This basic bound on $e^x$ occasionally pops up in my reading as a relatively tight bound for small positive values of $e^x$, but I have been unable to prove it/find a proof of it. One paper I read says that it follows from "elementary calculus," but I have not yet seen how.
What I've tried:
Near cousins like $1 + x \le e^x$ are easy to prove by differentiating the difference $f(x) = e^x - (1 + x)$ and showing that it has a global minimum at $f(0) = 0$.
When I try this approach for $e^x \le 1 + x + x^2$ (when $x <$ some constant $C$ that presumably works out to 1.79 or thereabouts), however, I arrive at
$$f'(x) = 1 + 2x - e^x = 0,$$
which I suppose I could solve with Lambert's W—but I was expecting something cleaner.
This question shows how to prove a similar inequality whose critical points also lead to a product logarithm expression (namely $e^x > 1 + x^2$) by carefully inspecting the second derivative. But that solution doesn't seem to apply here.
Edit:
This question shows that $e^x \le 1 + x + x^2$ for all $x < ln(2)$, which helps.
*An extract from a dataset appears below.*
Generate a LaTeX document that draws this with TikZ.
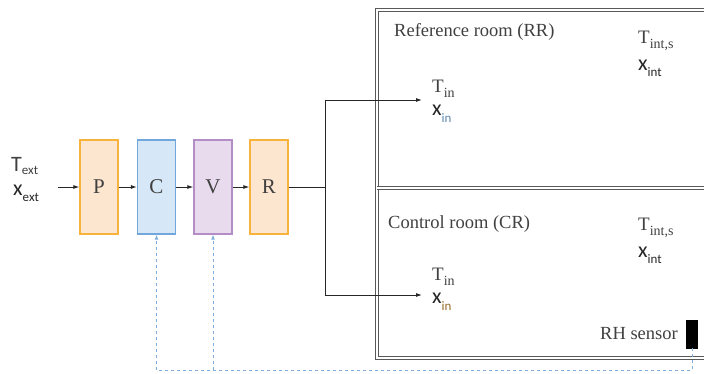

An answer there solves $f'(x) = 0$ by guessing $x=0$ and showing that it holds (which is cleaner than using Lambert's W).
The puzzle I still can't solve is how to show that the bound holds more generally, up to $x < 1.79$.
I can see that this is true by plotting $f(x)$ in a graphing calculator. Showing that it holds for the portion of the graph where $f(x)$ is positive and $x > ln(2)$ and (thus) $f''(x)$ is negative still has me stumped!